The lender insisted its mobile app, online banking, and branch service levels have improved after the botched switch to new systems in April left millions of customers without access to basic banking services.

Waived overdraft and interest charges, as well as customer compensation cost TSB’ £176.4m in the first half.

The bank reported a loss before tax of £107.4m, from a profit of £108.3m last year.

TSB advanced £2.6bn of new mortgages in the six months to the end of June, sinking from £4.1bn in the same period last year.

However, total customer lending over the six months was £31bn, up 2.8% year-on-year,

Focus at the bank is on minimising future service interruptions for customers, TSB said in a results statement today.


Putting things right

The lender has promised no TSB customer will be left out of pocket as a result of IT issues.

And a dedicated team to look at every customer complaint on an individual basis has been set up.

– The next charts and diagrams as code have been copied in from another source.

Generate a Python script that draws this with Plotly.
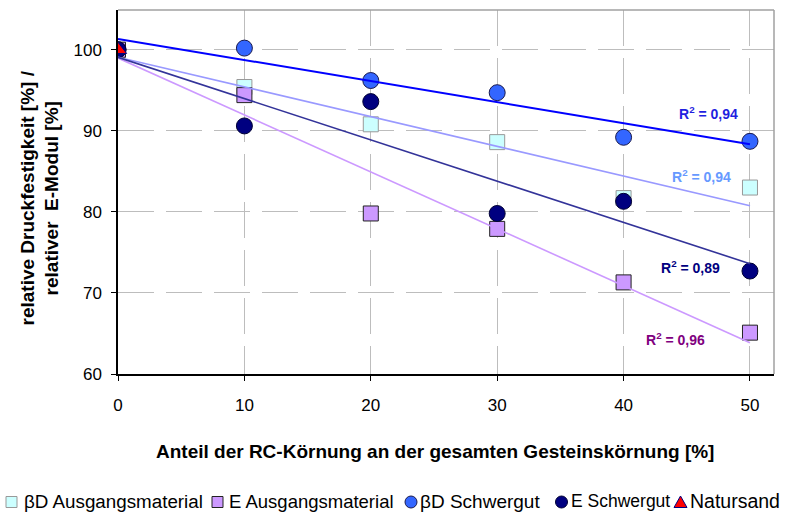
import numpy as np
import plotly.graph_objects as go

# ---------------- data ----------------
x_vals = [0, 10, 20, 30, 40, 50]
bd_ausgang = [100, 95.4, 90.8, 88.6, 81.7, 83.0]
e_ausgang = [100, 94.4, 79.8, 77.9, 71.3, 65.1]
bd_schwer = [100, 100.2, 96.2, 94.7, 89.2, 88.7]
e_schwer = [100, 90.6, 93.6, 79.8, 81.3, 72.7]
natursand_x = [0]
natursand_y = [100]

r2_labels = ["R<sup>2</sup> = 0,94", "R<sup>2</sup> = 0,94", "R<sup>2</sup> = 0,89", "R<sup>2</sup> = 0,96"]
r2_pos_x = [46.7, 46.2, 45.3, 44.1]
r2_pos_y = [92.25, 84.4, 73.2, 64.3]

x_ticks = [0, 10, 20, 30, 40, 50]
y_ticks = [60, 70, 80, 90, 100]

x_title = "Anteil der RC-Körnung an der gesamten Gesteinskörnung [%]"
y_title = "relative Druckfestigkeit [%] /<br>relativer  E-Modul [%]"

legend_names = ["βD Ausgangsmaterial", "E Ausgangsmaterial", "βD Schwergut", "E Schwergut", "Natursand"]

# ---------------- styles ----------------
FONT = "Liberation Sans, Arial, sans-serif"
W, H = 787, 512
ML, MR, MT, MB = 118, 13, 10, 138
PW = W - ML - MR
PH = H - MT - MB


def px2x(px):
    return (px - ML) / PW


def py2y(py):
    return (H - MB - py) / PH


series = [
    dict(name=legend_names[0], y=bd_ausgang, symbol="square", size=15, fill="#CCFFFF", line="#999999", trend="#9999FF", tw=1.6),
    dict(name=legend_names[1], y=e_ausgang, symbol="square", size=15, fill="#CC99FF", line="#222222", trend="#CC99FF", tw=1.6),
    dict(name=legend_names[2], y=bd_schwer, symbol="circle", size=16, fill="#3366FF", line="#1a1a4d", trend="#0000FF", tw=2),
    dict(name=legend_names[3], y=e_schwer, symbol="circle", size=16, fill="#000080", line="#000033", trend="#333399", tw=1.6),
]

fig = go.Figure()

for s in series:
    fig.add_trace(go.Scatter(
        x=x_vals, y=s["y"], mode="markers", name=s["name"], showlegend=False,
        marker=dict(symbol=s["symbol"], size=s["size"], color=s["fill"],
                    line=dict(color=s["line"], width=1)),
    ))

# trend lines (linear regression of each series)
for s in series:
    k, d = np.polyfit(np.array(x_vals, float), np.array(s["y"], float), 1)
    xs = [min(x_vals), max(x_vals)]
    fig.add_trace(go.Scatter(
        x=xs, y=[k * v + d for v in xs], mode="lines", showlegend=False,
        line=dict(color=s["trend"], width=s["tw"]), hoverinfo="skip",
    ))

fig.add_trace(go.Scatter(
    x=natursand_x, y=natursand_y, mode="markers", name=legend_names[4], showlegend=False,
    marker=dict(symbol="triangle-up", size=15, color="#FF0000", line=dict(color="#000080", width=1)),
))

r2_colors = ["#1f1fe0", "#6699FF", "#000080", "#800080"]
annotations = []
for t, xx, yy, c in zip(r2_labels, r2_pos_x, r2_pos_y, r2_colors):
    annotations.append(dict(x=xx, y=yy, xref="x", yref="y", text=t, showarrow=False,
                            font=dict(family=FONT, size=14, color=c, weight="bold")))

annotations.append(dict(x=px2x(435), y=py2y(452), xref="paper", yref="paper", text=x_title,
                        showarrow=False, xanchor="center", yanchor="middle",
                        font=dict(family=FONT, size=19, color="#000000", weight="bold")))
annotations.append(dict(x=px2x(40), y=py2y(198.5), xref="paper", yref="paper", text=y_title,
                        showarrow=False, xanchor="center", yanchor="middle", textangle=-90,
                        font=dict(family=FONT, size=19, color="#000000", weight="bold")))

# custom legend
shapes = []
leg_y = 502
leg_sym_x = [11.5, 217.5, 411, 561.5, 680.5]
leg_txt_x = [22, 227, 418, 569, 688]
leg_txt_size = [18.8, 18.5, 19, 17.5, 19.5]
sym_specs = [
    ("rect", "#CCFFFF", "#999999"),
    ("rect", "#CC99FF", "#222222"),
    ("circle", "#3366FF", "#1a1a4d"),
    ("circle", "#000080", "#000033"),
    ("tri", "#FF0000", "#000080"),
]
for (kind, fc, lc), sx, tx, fs, name in zip(sym_specs, leg_sym_x, leg_txt_x, leg_txt_size, legend_names):
    if kind == "rect":
        shapes.append(dict(type="rect", xref="paper", yref="paper", xsizemode="pixel", ysizemode="pixel",
                           xanchor=px2x(sx), yanchor=py2y(leg_y), x0=-5.5, x1=5.5, y0=-5.5, y1=5.5,
                           fillcolor=fc, line=dict(color=lc, width=1)))
    elif kind == "circle":
        shapes.append(dict(type="circle", xref="paper", yref="paper", xsizemode="pixel", ysizemode="pixel",
                           xanchor=px2x(sx), yanchor=py2y(leg_y), x0=-6, x1=6, y0=-6, y1=6,
                           fillcolor=fc, line=dict(color=lc, width=1)))
    else:
        shapes.append(dict(type="path", xref="paper", yref="paper", xsizemode="pixel", ysizemode="pixel",
                           xanchor=px2x(sx), yanchor=py2y(leg_y), path="M -6.5 -5.5 L 6.5 -5.5 L 0 6 Z",
                           fillcolor=fc, line=dict(color=lc, width=1)))
    annotations.append(dict(x=px2x(tx), y=py2y(leg_y - 1), xref="paper", yref="paper", text=name,
                            showarrow=False, xanchor="left", yanchor="middle",
                            font=dict(family=FONT, size=fs, color="#000000")))

# top and right plot border (grey)
shapes.append(dict(type="line", xref="paper", yref="paper", x0=0, x1=1, y0=1, y1=1,
                   line=dict(color="#A0A0A0", width=1.5)))
shapes.append(dict(type="line", xref="paper", yref="paper", x0=1, x1=1, y0=0, y1=1,
                   line=dict(color="#A0A0A0", width=1.5)))

fig.update_layout(
    width=W, height=H,
    margin=dict(l=ML, r=MR, t=MT, b=MB, pad=0),
    paper_bgcolor="#FFFFFF", plot_bgcolor="#FFFFFF",
    showlegend=False,
    annotations=annotations, shapes=shapes,
    font=dict(family=FONT, color="#000000"),
)
fig.update_xaxes(
    range=[0, 51.9], tickvals=x_ticks, ticks="outside", ticklen=5, tickcolor="#000000",
    showline=True, linecolor="#000000", linewidth=1.5,
    showgrid=True, gridcolor="#BDBDBD", gridwidth=1, griddash="36px,12px",
    zeroline=False, tickfont=dict(family=FONT, size=17, color="#000000"), ticklabelstandoff=10,
)
fig.update_yaxes(
    range=[60, 104.9], tickvals=y_ticks, ticks="outside", ticklen=5, tickcolor="#000000",
    showline=True, linecolor="#000000", linewidth=1.5,
    showgrid=True, gridcolor="#BDBDBD", gridwidth=1, griddash="36px,12px",
    zeroline=False, tickfont=dict(family=FONT, size=17, color="#000000"), ticklabelstandoff=6,
)

fig.write_html("out.html", config={"displayModeBar": False},
               post_script="document.body.style.margin='0px';")
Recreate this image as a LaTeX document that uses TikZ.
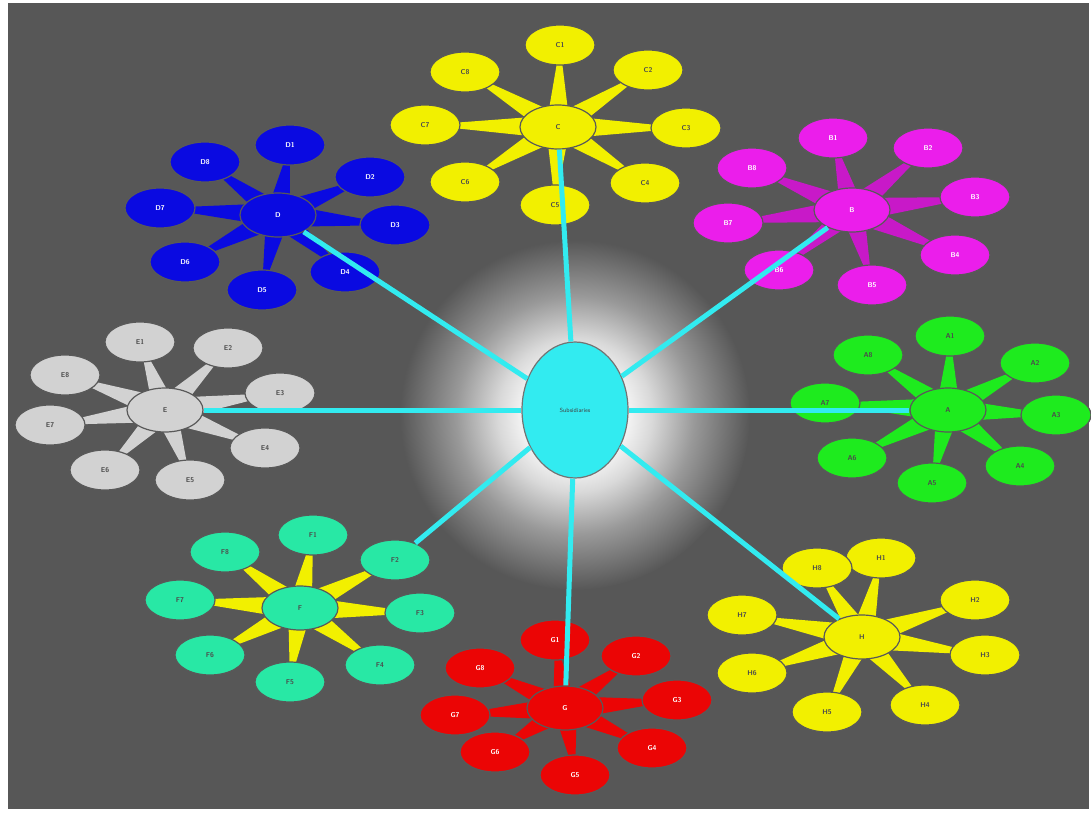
\documentclass[tikz,border=0pt]{standalone}
\usetikzlibrary{shapes.geometric,calc}
\pgfdeclarelayer{glowlayer}
\pgfdeclarelayer{spokelayer}
\pgfdeclarelayer{linklayer}
\pgfsetlayers{glowlayer,spokelayer,main,linklayer}
\pgfdeclareradialshading{centerglow}{\pgfpoint{0bp}{0bp}}{rgb(0bp)=(1,1,1); rgb(6bp)=(1,1,1); rgb(11bp)=(0.85,0.85,0.85); rgb(17bp)=(0.6,0.6,0.6); rgb(25bp)=(0.341,0.341,0.341); rgb(50bp)=(0.341,0.341,0.341)}
\definecolor{bggray}{RGB}{87,87,87}
\definecolor{cyel}{RGB}{242,240,0}
\definecolor{cblue}{RGB}{10,10,225}
\definecolor{cmag}{RGB}{235,30,235}
\definecolor{cgray}{RGB}{210,210,210}
\definecolor{cgreen}{RGB}{30,235,30}
\definecolor{cteal}{RGB}{40,232,165}
\definecolor{cred}{RGB}{235,5,5}
\definecolor{ccyan}{RGB}{50,235,240}
\newcommand\spokefill[3]{\fill[#3] ($(#1.center)!12pt!90:(#2.center)$) -- ($(#1.center)!12pt!-90:(#2.center)$) -- (#2.center) -- cycle;}
\tikzset{
  leaf/.style={ellipse, minimum width=70pt, minimum height=40pt, draw=black!65, line width=1.2pt, inner sep=0pt, font=\sffamily\bfseries\fontsize{7}{8}\selectfont},
  hub/.style={leaf, minimum width=76pt, minimum height=44pt},
  darktxt/.style={text=black!70},
  lighttxt/.style={text=white},
  link/.style={draw=ccyan, line width=5pt},
}
\begin{document}
\begin{tikzpicture}[x=1pt,y=-1pt]
\useasboundingbox (0,0) rectangle (1091,816);
\begin{pgfonlayer}{glowlayer}
\fill[white] (0,0) rectangle (1091,816);
\fill[bggray] (8,3) rectangle (1089,809);
\shade[shading=centerglow] (575,415) circle (175pt);
\end{pgfonlayer}

% center
\node[ellipse, minimum width=106pt, minimum height=136pt, fill=ccyan, draw=black!55, line width=1.2pt, text=black!75, font=\sffamily\fontsize{6}{7}\selectfont] (ctr) at (575,410) {Subsidiaries};

% C cluster (top, yellow)
\node[hub, fill=cyel, darktxt] (hC) at (558,127) {C};
\foreach \n/\t/\x/\y in {c1/C1/560/45, c2/C2/648/70, c3/C3/686/128, c4/C4/645/183, c5/C5/555/205, c6/C6/465/182, c7/C7/425/125, c8/C8/465/72}
  \node[leaf, fill=cyel, darktxt] (\n) at (\x,\y) {\t};
% D cluster (blue)
\node[hub, fill=cblue, lighttxt] (hD) at (278,215) {D};
\foreach \n/\t/\x/\y in {d1/D1/290/145, d2/D2/370/177, d3/D3/395/225, d4/D4/345/272, d5/D5/262/290, d6/D6/185/262, d7/D7/160/208, d8/D8/205/162}
  \node[leaf, fill=cblue, lighttxt] (\n) at (\x,\y) {\t};
% B cluster (magenta)
\node[hub, fill=cmag, lighttxt] (hB) at (852,210) {B};
\foreach \n/\t/\x/\y in {b1/B1/833/138, b2/B2/928/148, b3/B3/975/197, b4/B4/955/255, b5/B5/872/285, b6/B6/779/270, b7/B7/728/223, b8/B8/752/168}
  \node[leaf, fill=cmag, lighttxt] (\n) at (\x,\y) {\t};
% E cluster (gray)
\node[hub, fill=cgray, darktxt] (hE) at (165,410) {E};
\foreach \n/\t/\x/\y in {e1/E1/140/342, e2/E2/228/348, e3/E3/280/393, e4/E4/265/448, e5/E5/190/480, e6/E6/105/470, e7/E7/50/425, e8/E8/65/375}
  \node[leaf, fill=cgray, darktxt] (\n) at (\x,\y) {\t};
% A cluster (green)
\node[hub, fill=cgreen, darktxt] (hA) at (948,410) {A};
\foreach \n/\t/\x/\y in {a1/A1/950/336, a2/A2/1035/363, a3/A3/1056/415, a4/A4/1020/466, a5/A5/932/483, a6/A6/852/458, a7/A7/825/403, a8/A8/868/355}
  \node[leaf, fill=cgreen, darktxt] (\n) at (\x,\y) {\t};
% F cluster (teal)
\node[hub, fill=cteal, darktxt] (hF) at (300,608) {F};
\foreach \n/\t/\x/\y in {f1/F1/313/535, f2/F2/395/560, f3/F3/420/613, f4/F4/380/665, f5/F5/290/682, f6/F6/210/655, f7/F7/180/600, f8/F8/225/552}
  \node[leaf, fill=cteal, darktxt] (\n) at (\x,\y) {\t};
% G cluster (red)
\node[hub, fill=cred, lighttxt] (hG) at (565,708) {G};
\foreach \n/\t/\x/\y in {g1/G1/555/640, g2/G2/636/656, g3/G3/677/700, g4/G4/652/748, g5/G5/575/775, g6/G6/495/752, g7/G7/455/715, g8/G8/480/668}
  \node[leaf, fill=cred, lighttxt] (\n) at (\x,\y) {\t};
% H cluster (yellow, bottom right)
\node[hub, fill=cyel, darktxt] (hH) at (862,637) {H};
\foreach \n/\t/\x/\y in {h1/H1/881/558, h2/H2/975/600, h3/H3/985/655, h4/H4/925/705, h5/H5/827/712, h6/H6/752/673, h7/H7/742/615, h8/H8/817/568}
  \node[leaf, fill=cyel, darktxt] (\n) at (\x,\y) {\t};

\begin{pgfonlayer}{spokelayer}
\foreach \k in {c1,c2,c3,c4,c5,c6,c7,c8} \spokefill{hC}{\k}{cyel};
\foreach \k in {d1,d2,d3,d4,d5,d6,d7,d8} \spokefill{hD}{\k}{cblue};
\foreach \k in {b1,b2,b3,b4,b5,b6,b7,b8} \spokefill{hB}{\k}{cmag!85!black};
\foreach \k in {e1,e2,e3,e4,e5,e6,e7,e8} \spokefill{hE}{\k}{cgray};
\foreach \k in {a1,a2,a3,a4,a5,a6,a7,a8} \spokefill{hA}{\k}{cgreen};
\foreach \k in {f1,f2,f3,f4,f5,f6,f7,f8} \spokefill{hF}{\k}{cyel};
\foreach \k in {g1,g2,g3,g4,g5,g6,g7,g8} \spokefill{hG}{\k}{cred};
\foreach \k in {h1,h2,h3,h4,h5,h6,h7,h8} \spokefill{hH}{\k}{cyel};
\end{pgfonlayer}

\begin{pgfonlayer}{linklayer}
\foreach \t in {hC,hD,hB,hE,hA,f2,hG,hH} \draw[link] (ctr) -- (\t);
\end{pgfonlayer}
\end{tikzpicture}
\end{document}
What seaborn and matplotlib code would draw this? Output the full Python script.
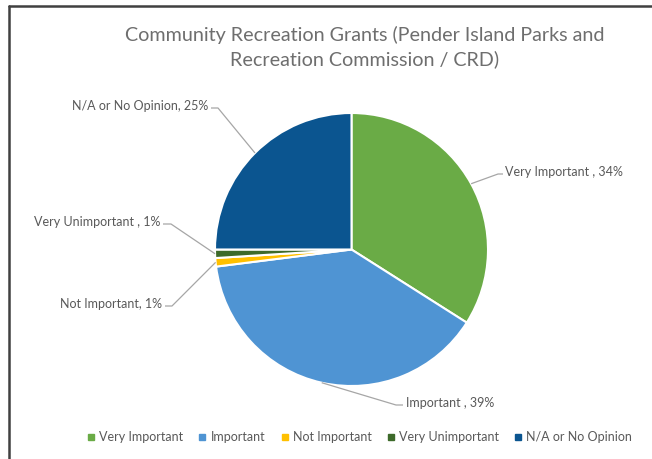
import matplotlib
matplotlib.use("Agg")
import matplotlib.pyplot as plt
from matplotlib.lines import Line2D
import numpy as np
import seaborn as sns

categories = ["Very Important", "Important", "Not Important", "Very Unimportant", "N/A or No Opinion"]
label_names = ["Very Important ", "Important ", "Not Important", "Very Unimportant ", "N/A or No Opinion"]
values = [34, 39, 1, 1, 25]
colors = ["#6AAB46", "#4F94D3", "#FFC000", "#3D6A2A", "#0B5590"]
title = "Community Recreation Grants (Pender Island Parks and\nRecreation Commission / CRD)"

sns.set_theme(style="white")
plt.rcParams['font.family'] = ['Lato', 'DejaVu Sans']

W, H = 652, 459
fig = plt.figure(figsize=(W / 100, H / 100), dpi=100)
ax = fig.add_axes([0, 0, 1, 1])

def Y(y):
    return H - y

cx, cy, R = 351.5, 249.5, 136.5
wedges, _ = ax.pie(values, colors=colors, startangle=90, counterclock=False,
                   center=(cx, Y(cy)), radius=R,
                   wedgeprops=dict(edgecolor="white", linewidth=1.5))
ax.set_xlim(0, W)
ax.set_ylim(0, H)
ax.set_aspect('auto')
ax.axis('off')

# label layout: elbow point, line end, text x, text y, alignment (pixel coords)
layout = [
    ((498, 174), (503, 174), 505, 172, 'left'),
    ((396, 405), (403, 405), 406, 403, 'left'),
    ((172, 306), (165, 306), 162, 304, 'right'),
    ((171, 224), (163, 224), 160, 222, 'right'),
    ((218, 108), (211, 108), 208, 106, 'right'),
]
line_col = "#A6A6A6"
text_col = "#595959"
for w, name, v, (elb, end, tx, ty, ha) in zip(wedges, label_names, values, layout):
    mid = np.deg2rad((w.theta1 + w.theta2) / 2)
    ex = w.center[0] + w.r * np.cos(mid)
    ey = w.center[1] + w.r * np.sin(mid)
    ax.plot([ex, elb[0], end[0]], [ey, Y(elb[1]), Y(end[1])], color=line_col, lw=0.9,
            solid_capstyle='butt')
    ax.text(tx, Y(ty), f"{name}, {v}%", ha=ha, va='center', fontsize=9, color=text_col)

fig.text(365 / W, 1 - 47 / H, title, ha='center', va='center', fontsize=14.2,
         color="#6E6E6E", linespacing=1.4)

handles = [Line2D([0], [0], marker='s', linestyle='', markersize=4.5,
                  markerfacecolor=c, markeredgecolor=c) for c in colors]
fig.legend(handles, categories, loc='center', bbox_to_anchor=(360 / W, 1 - 437 / H),
           ncol=5, frameon=False, fontsize=9, handlelength=0.5, handletextpad=0.4,
           columnspacing=1.3, labelcolor=text_col)

# frame border (top and left visible)
fig.add_artist(Line2D([8.5 / W, 1], [1 - 5.5 / H, 1 - 5.5 / H], color="#404040", lw=1.8,
                      transform=fig.transFigure))
fig.add_artist(Line2D([8.5 / W, 8.5 / W], [0, 1 - 5.5 / H], color="#404040", lw=1.8,
                      transform=fig.transFigure))

fig.savefig("out.png", dpi=100)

Around 26,000 customers switched their bank account away from TSB in the second quarter of the year, although more than 20,000 customers opened a new bank account or switched their account to TSB.

Paul Pester, TSB chief executive (pictured), said: “We’re making progress in resolving the service problems customers experienced following our IT migration, and we will continue to work tirelessly until we have put things right.

“I know how frustrated many customers have been by what’s happened.

“It was not acceptable, and was not the level of service that we pride ourselves on – nor was it what our customers have come to expect from TSB.

“Our priority in the second half of the year continues to be putting things right for our customers.

“Looking further ahead we are determined to get back to bringing more competition to UK banking and ultimately making banking better for consumers and small businesses.”